Si les aspects financiers et techniques semblent maîtrisés, qu’est-ce-qui peut freiner votre développement ?

"Toute nouvelle installation nécessite de nouvelles autorisations administratives dont nous ne maîtrisons pas complètement le calendrier compte tenu des délais administratifs. De plus, nous devons anticiper les besoins en moteurs, avec des délais de fabrication d’environ six mois. Quant à la Belgique, nous devons négocier l’obtention de nouvelles concessions avec le Gouvernement Wallon. Nous avons obtenu il y a près d’un an le permis d’exploiter le site d’Anderlues, il nous reste à le faire sur les autres sites déjà identifiés".

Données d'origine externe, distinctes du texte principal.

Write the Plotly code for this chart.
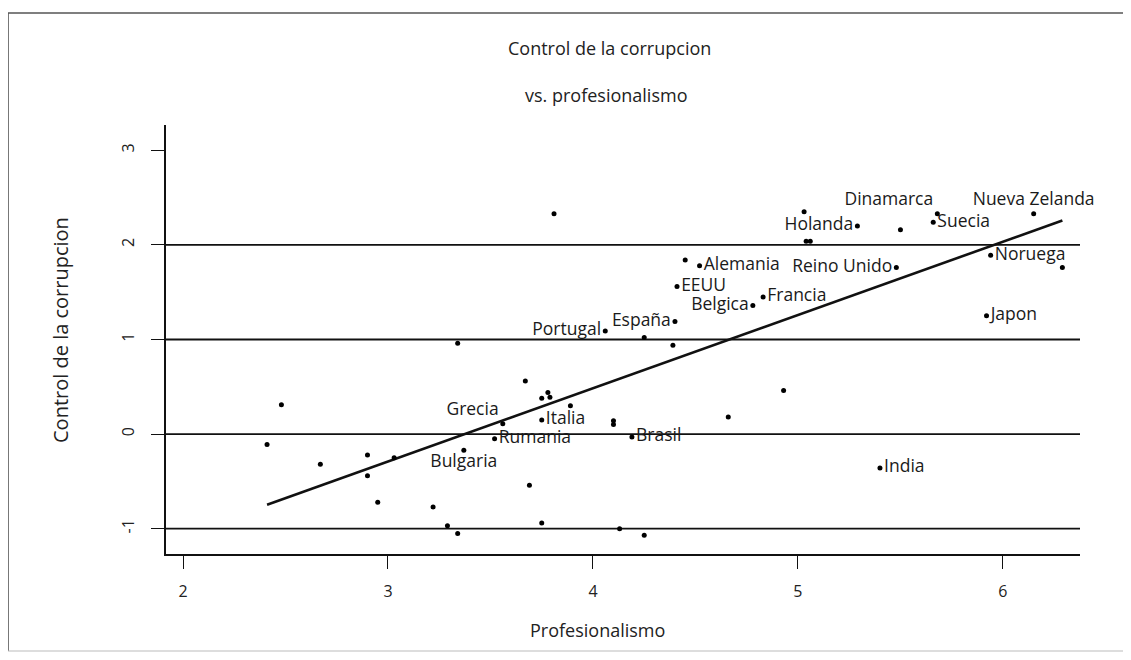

Comment se passe l’exercice 2018/19 ?

"Il s’agit d’une année importante pour nous car c’est la première année où nous aurons une année complète sur la production d’électricité. Nous avons également réussi à fiabiliser le site historique d’Avion dans les Hauts-de-France en remplaçant les vieux moteurs gaz par trois nouveaux moteurs électriques, moyennant un investissement de 1,3 M€ nous permettant tout à la fois d’améliorer notre capacité de production et de réduire nos charges opérationnelles. Le disfonctionnement de ces moteurs hérités des Charbonnages de France nous avait pénalisé en 2017 et 2018. Par ailleurs, nous allons dans les tous prochains jours commencer à produire à l’international, à Anderlues, ce qui constituera notre cinquième site en production. En Lorraine, nous avons pris du retard avec un test de production sur le site de Lachambre qui a pris plus de temps qu’initialement prévu. Néanmoins, nous avons atteint une grande partie de nos objectifs avec la certification de réserves de gaz sur ce site qui a validé un stock de gaz de plus de 2.1 milliards de m3 qui a ensuite débouché sur une demande de concession. La valorisation du gaz et sa mise en production sont prévues dans les 12 prochains mois. Nous venons de publier notre chiffre d’affaires sur neuf mois, il ressort à 5,8 M€ à fin mars 2019, en hausse de 13%, dont 2,5 M€ de CA au troisième trimestre, en progression de 42% par rapport au troisième trimestre 2018. Notre groupe a, par ailleurs, atteint la profitabilité opérationnelle pour la première fois sur le semestre précèdent ce qui était le principal objectif pour l’année en cours".

Enfin, quelles sont vos ambitions à moyen et long terme ?

"Nous avons fixé comme objectif d’atteindre pour la fin 2021 un CA de 35 M€ et un taux d’EBITDA supérieur à 45%. Cela passera par l’installation dans les Hauts-de-France d’au-moins dix nouveaux sites, soit deux tranches de 15MW supplémentaires, et 3 MW supplémentaires en Belgique, et enfin par un début d’exploitation des gisements de gaz lorrains. A partir de 2021, nous débutons un contrat d’approvisionnement en gaz, électricité et chaleur avec la commune de Béthune, en partenariat avec Dalkia, qui permettra une économie moyenne de près de 300€ par an sur la facture énergétique de chaque foyer. A plus long terme, nous ambitionnons de devenir un acteur majeur du secteur de l'énergie en Europe. En effet, les études ont prouvé l’existence de plusieurs centaines d’années de réserve de gaz rien que sur les bassins sur lesquels nous sommes présents, sachant que nous regardons de près d’autres pays européens, comme l’Allemagne où le principal acteur, Evonik, gère une base installée de 350 MW au sein d’un groupe diversifié qui poursuit d’autres priorités stratégiques. Nous restons encore au début de l’aventure de La Française de l’Energie !".